These vignettes, often featuring antagonistic parents a little like those in a ‘40s farce, are interspersed with horror imagery and footage of animals that would not be out of place in a Herzog film – a turtle digging in what looks like mashed potato or a colony of ants swarming across a discarded rocking horse in Hallelujah! Gorilla Revival (2008), beetles trapped in glass in Hail Cracking Cobra Eggs (2007). There is an underlying sense of menace throughout, and often the images of horror are brought into the foreground. Out in the woods, a deformed beast chained to a stake in the ground wrestles to free itself. The Man With The Apple Shaped Boxing Gloves (2006) features a boy trapped in a rodent cage while another man kicks it. Reining Nails’ latest, Hollow Porcelain Fish Chamber (2009), has a toddler screaming for its mother who lies dead in the scrub by its side.

At times they are affectionate and absurd. Hail Cracking Cobra Eggs includes a low key family fashion show, the grandmother praising the beauty of the models. In Hollow Porcelain Fish Chamber a young woman dressed as a clown rolls in ecstasy among shotgun shells. Yet despite the range on display in the films, these moments that comprises them retain a certain signature feel. Whether beasts in the woods, animals at the zoo or models in the back room of a suburban house, the characters all feel like elements of the same spectrum, the world as seen by Keener and his collaborators.



The images and scenes move at a nervous speed, layered in collage with voiceovers, stills, superimpositions and music (also made by Keener – as Can of Zebras – and Leadbetter). The soundtrack is peppered with one liners and surreal anecdotes – “I think my venus flytrap is anorexic”; “When I was six my grandmother killed my parents and abducted my little sister. She didn’t bother with me.” These elements are drawn from a wide range of collaborators, including Jamie Stewart (Xiu Xiu) and Todd Rohal (The Guatemalan Handshake). The camera is usually hand held and the image itself is often distorted, particularly in the found footage that appears in the films. Scenes often begin mid-argument, cutting on the sweep of a brush or a note on a musical instrument.

The detail and wit that go into each scene mean that each stand out as an episode within the whole, and as wholes each short containing enough ideas to fill a far longer film - an indication of great things to come from Keener’s first feature, which goes into production later this year.

THE PICTURES: What drew you to filmmaking? Where there any major influences that made you think this was something you could - and had to - do?

JASON LARAY KEENER: My step-brother and I were raised on horror films, especially slashers. When I was 12, my mother recommended we watch Halloween. So we rented it. The screen flashed up John Carpenter’s Halloween. Music by John Carpenter. Written by John Carpenter and Debra Hill. Directed by John Carpenter. It was the first time I understood that a film is made by someone. It doesn’t just magically exist.
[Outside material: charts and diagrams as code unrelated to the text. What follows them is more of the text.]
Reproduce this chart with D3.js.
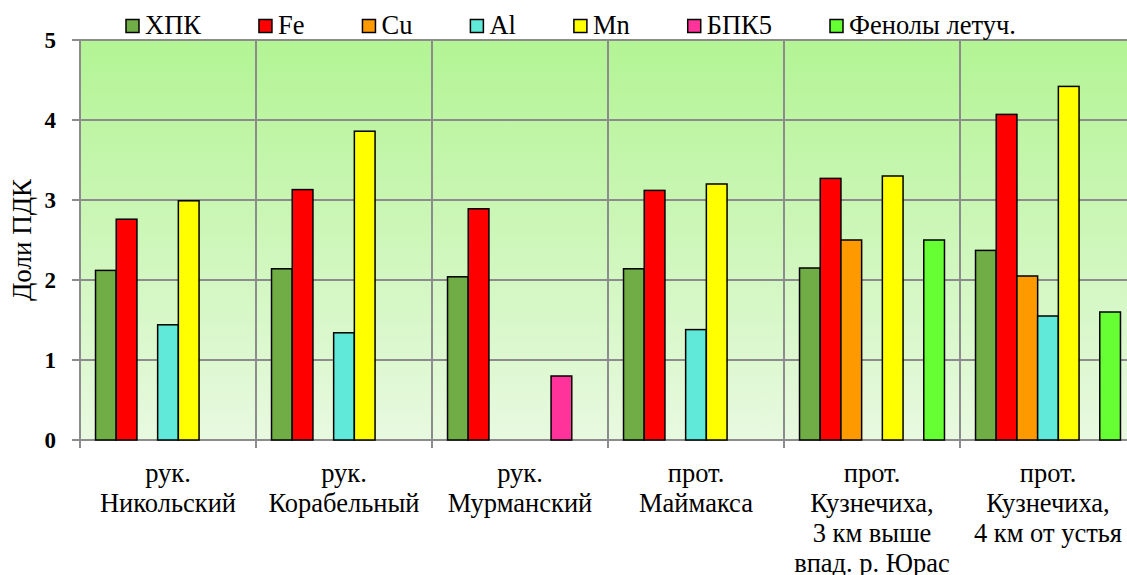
<!DOCTYPE html>
<html><head><meta charset="utf-8">
<script src="https://cdn.jsdelivr.net/npm/d3@7"></script>
<style>body{margin:0;background:#fff;}</style>
</head>
<body>
<svg id="chart" width="1127" height="575"></svg>
<script>
const categories = [
  ["рук.", "Никольский"],
  ["рук.", "Корабельный"],
  ["рук.", "Мурманский"],
  ["прот.", "Маймакса"],
  ["прот.", "Кузнечиха,", "3 км выше", "впад. р. Юрас"],
  ["прот.", "Кузнечиха,", "4 км от устья"]
];
const seriesNames = ["ХПК", "Fe", "Cu", "Al", "Mn", "БПК5", "Фенолы летуч."];
const seriesColors = ["#70ad47", "#ff0000", "#ff9900", "#60e8d8", "#ffff00", "#ff3399", "#66ff33"];
const valKhPK   = [2.12, 2.14, 2.04, 2.14, 2.15, 2.37];
const valFe     = [2.76, 3.13, 2.89, 3.12, 3.27, 4.07];
const valCu     = [0, 0, 0, 0, 2.50, 2.05];
const valAl     = [1.44, 1.34, 0, 1.38, 0, 1.55];
const valMn     = [2.99, 3.86, 0, 3.20, 3.30, 4.42];
const valBPK5   = [0, 0, 0.80, 0, 0, 0];
const valPhenol = [0, 0, 0, 0, 2.50, 1.60];
const seriesValues = [valKhPK, valFe, valCu, valAl, valMn, valBPK5, valPhenol];
const yTicks = [0, 1, 2, 3, 4, 5];
const yTitle = "Доли ПДК";

const FONT = "'Liberation Serif', 'Times New Roman', serif";
const svg = d3.select("#chart");
const pLeft = 80, pTop = 40, pBottom = 440, catW = 176;
const pRight = pLeft + catW * categories.length;

const x0 = d3.scaleBand().domain(d3.range(categories.length)).range([pLeft, pRight]).paddingInner(0).paddingOuter(0);
const x1 = d3.scaleBand().domain(d3.range(seriesNames.length)).range([0, x0.bandwidth()]).paddingInner(0).paddingOuter(0.75);
const y = d3.scaleLinear().domain([0, 5]).range([pBottom, pTop]);

// background gradient
const defs = svg.append("defs");
const grad = defs.append("linearGradient").attr("id", "bg").attr("x1", 0).attr("y1", 0).attr("x2", 0).attr("y2", 1);
grad.append("stop").attr("offset", "0%").attr("stop-color", "#b3f494");
grad.append("stop").attr("offset", "100%").attr("stop-color", "#e8f9e0");
svg.append("rect").attr("x", pLeft).attr("y", pTop).attr("width", pRight - pLeft).attr("height", pBottom - pTop).attr("fill", "url(#bg)");

const gridColor = "#8c8c8c";
svg.append("g").selectAll("line").data(yTicks).join("line")
  .attr("x1", pLeft - 8).attr("x2", pRight)
  .attr("y1", d => y(d)).attr("y2", d => y(d))
  .attr("stroke", gridColor).attr("stroke-width", 2);
svg.append("g").selectAll("line").data(d3.range(categories.length + 1)).join("line")
  .attr("x1", d => pLeft + d * catW).attr("x2", d => pLeft + d * catW)
  .attr("y1", pTop).attr("y2", pBottom + 8)
  .attr("stroke", gridColor).attr("stroke-width", 2);

// bars
const barData = [];
seriesValues.forEach((vals, s) => vals.forEach((v, c) => { if (v > 0) barData.push({s, c, v}); }));
svg.append("g").selectAll("rect").data(barData).join("rect")
  .attr("x", d => x0(d.c) + x1(d.s))
  .attr("width", x1.bandwidth())
  .attr("y", d => y(d.v))
  .attr("height", d => y(0) - y(d.v))
  .attr("fill", d => seriesColors[d.s])
  .attr("stroke", "#000").attr("stroke-width", 1.5);

// y tick labels
svg.append("g").selectAll("text").data(yTicks).join("text")
  .attr("x", 56).attr("y", d => y(d)).attr("dy", "0.35em")
  .style("font-family", FONT)
  .attr("text-anchor", "end").attr("font-weight", "bold").attr("font-size", 23)
  .text(d => d);

// y title
svg.append("text").attr("transform", `translate(31,${(pTop + pBottom) / 2}) rotate(-90)`)
  .style("font-family", FONT)
  .attr("text-anchor", "middle").attr("font-size", 27).text(yTitle);

// x labels
const xl = svg.append("g").selectAll("text").data(categories).join("text")
  .style("font-family", FONT)
  .attr("text-anchor", "middle").attr("font-size", 26.5);
xl.each(function(lines, i) {
  const t = d3.select(this);
  lines.forEach((ln, k) => {
    t.append("tspan").attr("x", x0(i) + x0.bandwidth() / 2).attr("y", 482 + k * 30).text(ln);
  });
});

// legend
const lg = svg.append("g");
let lx = 126;
seriesNames.forEach((name, i) => {
  lg.append("rect").attr("x", lx).attr("y", 19.5).attr("width", 13).attr("height", 13)
    .attr("fill", seriesColors[i]).attr("stroke", "#000").attr("stroke-width", 1.5);
  const t = lg.append("text").attr("x", lx + 19).attr("y", 34).style("font-family", FONT).attr("font-size", 26.5).text(name);
  const w = t.node().getComputedTextLength();
  lx = lx + 19 + w + 58;
});
</script>
</body></html>
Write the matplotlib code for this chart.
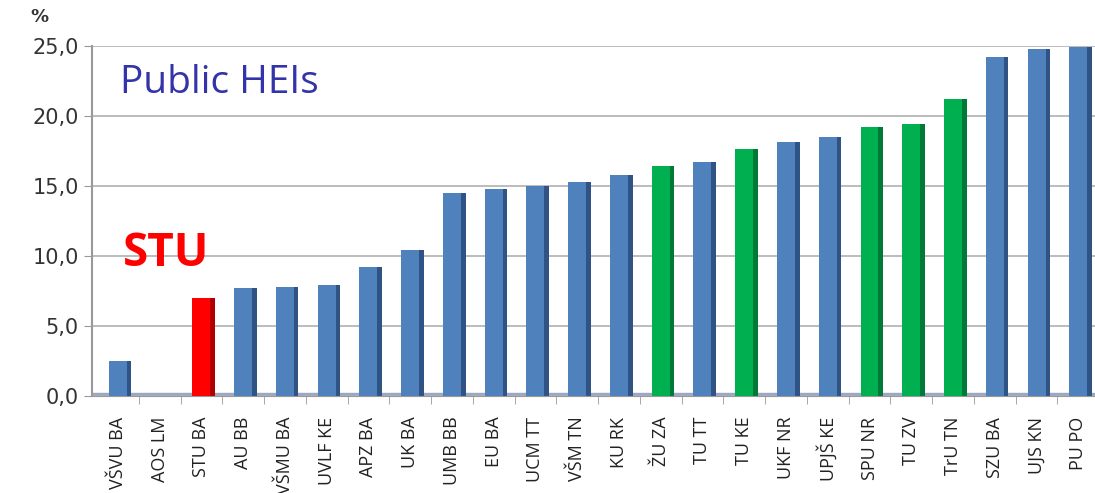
import numpy as np
import matplotlib.pyplot as plt

schools = ["VŠVU BA", "AOS LM", "STU BA", "AU BB", "VŠMU BA", "UVLF KE", "APZ BA",
           "UK BA", "UMB BB", "EU BA", "UCM TT", "VŠM TN", "KU RK", "ŽU ZA", "TU TT",
           "TU KE", "UKF NR", "UPJŠ KE", "SPU NR", "TU ZV", "TrU TN", "SZU BA",
           "UJS KN", "PU PO"]
values = [2.5, 0.0, 7.0, 7.7, 7.8, 7.9, 9.2, 10.4, 14.5, 14.8, 15.0, 15.3, 15.8,
          16.4, 16.7, 17.6, 18.1, 18.5, 19.2, 19.4, 21.2, 24.2, 24.8, 24.9]
groups = ["b", "b", "r", "b", "b", "b", "b", "b", "b", "b", "b", "b", "b",
          "g", "b", "g", "b", "b", "g", "g", "g", "b", "b", "b"]
yticks = [0, 5, 10, 15, 20, 25]

front = {"b": "#4f81bd", "g": "#00b050", "r": "#ff0000"}
side = {"b": "#2f5385", "g": "#007a36", "r": "#b00000"}

fig = plt.figure(figsize=(10.95, 4.93), dpi=100)
ax = fig.add_axes([0.084, 0.197, 0.916, 0.71])

x = np.arange(len(schools))
w = 0.43
ax.bar(x, values, width=w, color=[front[g] for g in groups], zorder=3)
# darker right face for a bit of depth
ax.bar(x + w / 2 + 0.055, values, width=0.11, color=[side[g] for g in groups], zorder=2)

ax.set_xlim(-0.62, 23.4)
ax.set_ylim(0, 25)
ax.set_yticks(yticks)
ax.set_yticklabels([("%.1f" % v).replace(".", ",") for v in yticks], fontsize=15, color="#333333")
ax.yaxis.set_tick_params(length=6, color="#999999")
ax.grid(axis="y", color="#b0b0b0", lw=1.2, zorder=0)
ax.axhspan(0, 0.2, color="#9aa8c8", zorder=1)

ax.set_xticks(x)
ax.set_xticklabels(schools, rotation=90, fontsize=13, family="Open Sans", color="#222222")
ax.set_xticks(x[:-1] + 0.5, minor=True)
ax.tick_params(axis="x", which="major", length=0, pad=15)
ax.tick_params(axis="x", which="minor", length=6, color="#999999")

for s in ["top", "right"]:
    ax.spines[s].set_visible(False)
ax.spines["left"].set_color("#999999")
ax.spines["bottom"].set_color("#999999")
ax.spines["left"].set_linewidth(1.5)

fig.text(0.028, 0.955, "%", fontsize=13, fontweight="bold", color="#333333")
ax.text(0.028, 0.865, "Public HEIs", transform=ax.transAxes, fontsize=28,
        color="#3333aa", family="Open Sans")
ax.text(0.031, 0.37, "STU", transform=ax.transAxes, fontsize=33,
        fontweight="bold", color="#ff0000", family="Open Sans")

fig.savefig("out.png", dpi=100)
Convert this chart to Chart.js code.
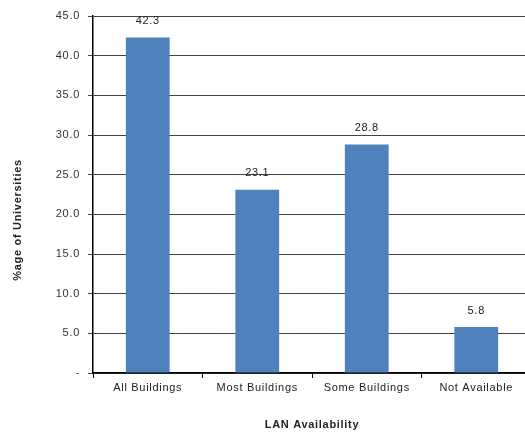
<!DOCTYPE html>
<html lang="en">
<head>
    <meta charset="UTF-8">
    <script src="https://cdn.jsdelivr.net/npm/chart.js"></script>
    <title>LAN Availability</title>
    <style>
        body { margin: 0; background: #fff; overflow: hidden; }
        #wrap { width: 531px; height: 432px; }
    </style>
</head>
<body>
    <div id="wrap">
        <canvas id="lan"></canvas>
    </div>
    <script>
        const categories = ['All Buildings', 'Most Buildings', 'Some Buildings', 'Not Available'];
        const percentages = [42.3, 23.1, 28.8, 5.8];
        const yTicks = [0, 5, 10, 15, 20, 25, 30, 35, 40, 45];

        const FONT = '"Liberation Sans", Arial, sans-serif';

        // slightly spaced-out lettering, like the old spreadsheet charts
        const spacing = {
            id: 'spacing',
            beforeUpdate(chart) { chart.ctx.letterSpacing = '0.7px'; },
            beforeDraw(chart) { chart.ctx.letterSpacing = '0.7px'; }
        };

        // writes each bar's value just above it, plus the y axis title
        const valueLabels = {
            id: 'valueLabels',
            afterDatasetsDraw(chart) {
                const ctx = chart.ctx;
                ctx.save();
                ctx.font = '11px ' + FONT;
                ctx.fillStyle = '#222';
                ctx.textAlign = 'center';
                ctx.textBaseline = 'bottom';
                chart.getDatasetMeta(0).data.forEach(function(bar, i) {
                    ctx.fillText(percentages[i].toFixed(1), bar.x, bar.y - 11);
                });
                ctx.restore();
            },
            afterDraw(chart) {
                const ctx = chart.ctx;
                ctx.save();
                ctx.translate(18, 220);
                ctx.rotate(-Math.PI / 2);
                ctx.font = 'bold 11px ' + FONT;
                ctx.fillStyle = '#222';
                ctx.textAlign = 'center';
                ctx.textBaseline = 'middle';
                ctx.fillText('%age of Universities', 0, 0);
                ctx.restore();
            }
        };

        new Chart(document.getElementById('lan'), {
            type: 'bar',
            data: {
                labels: categories,
                datasets: [{
                    data: percentages,
                    backgroundColor: '#4F81BD',
                    barPercentage: 0.4,
                    categoryPercentage: 1.0
                }]
            },
            options: {
                responsive: true,
                maintainAspectRatio: false,
                animation: false,
                layout: { padding: { top: 16, right: 0, left: 0, bottom: 0 } },
                plugins: {
                    legend: { display: false },
                    tooltip: { enabled: false }
                },
                scales: {
                    x: {
                        grid: {
                            drawOnChartArea: false,
                            drawTicks: true,
                            tickLength: 5,
                            color: '#000'
                        },
                        border: { color: '#000', width: 1.5 },
                        ticks: {
                            color: '#222',
                            font: { family: FONT, size: 11 },
                            padding: 3,
                            maxRotation: 0
                        },
                        title: {
                            display: true,
                            text: 'LAN Availability',
                            color: '#222',
                            font: { family: FONT, size: 11, weight: 'bold' },
                            padding: { top: 22, bottom: 0 }
                        },
                        afterFit(scale) { scale.height = 59; }
                    },
                    y: {
                        min: 0,
                        max: 45,
                        afterBuildTicks(scale) {
                            scale.ticks = yTicks.map(v => ({ value: v }));
                        },
                        grid: {
                            color: '#444',
                            tickLength: 5
                        },
                        border: { color: '#000', width: 1.5 },
                        ticks: {
                            color: '#333',
                            font: { family: FONT, size: 11 },
                            padding: 8,
                            callback: function(value) {
                                return value === 0 ? '-' : value.toFixed(1);
                            }
                        },
                        afterFit(scale) { scale.width = 93; }
                    }
                }
            },
            plugins: [spacing, valueLabels]
        });
    </script>
</body>
</html>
Pretty soon, I had a shrine to Halloween in my bedroom. My obsession went to the
extent that I recorded the audio from the film onto a cassette tape and would listen to it like a radio show when in the bathtub at my grandmother’s.

So when I was 12, I realized that a film is made and I realized that I had to make
them.

TP: Why the name 'Reining Nails'?

JLK: It’s ambiguous in meaning but not in mood, which I think is true of the films I like to make. My favorite art gives you plenty of room to project your own thoughts and ideas, but the creator dictates the mood.

TP: How much do the films reflect your life? Are any of the characters featured in the films real people filmed verite style?

JLK: The films are very personal at times, but never in a literal sense. I don’t think anyone is interested in hearing the Jason LaRay Keener story, and I’m not really interested in telling it. I’ll be honest and embarrassingly confess that I’m pretty emotionally unstable at times, which I’m sure that a lot of people have picked up on by now. I used to abuse caffeine pills and I probably have some form of hypomania. The shorts are really my thought process made tangible. There was one “real,” uninvented character in The Man with Apple-Shaped Boxing Gloves; there is a
shot near the end of a man in a parking lot waving his hands around, with pictures
superimposed over him. I saw that man at a Wal*Mart one night around 3 AM. He was
yelling to himself and making very angry gestures and all these employees and
customers were standing inside watching him. I went home, grabbed my camera, came back and filmed him ranting from afar. I wish I’d had the courage to get closer and record what he was saying, but you can appreciate my fear. It was a very interesting moment in my life. Mental illness is very fascinating to me, but more on an emotional level than an intellectual study of it.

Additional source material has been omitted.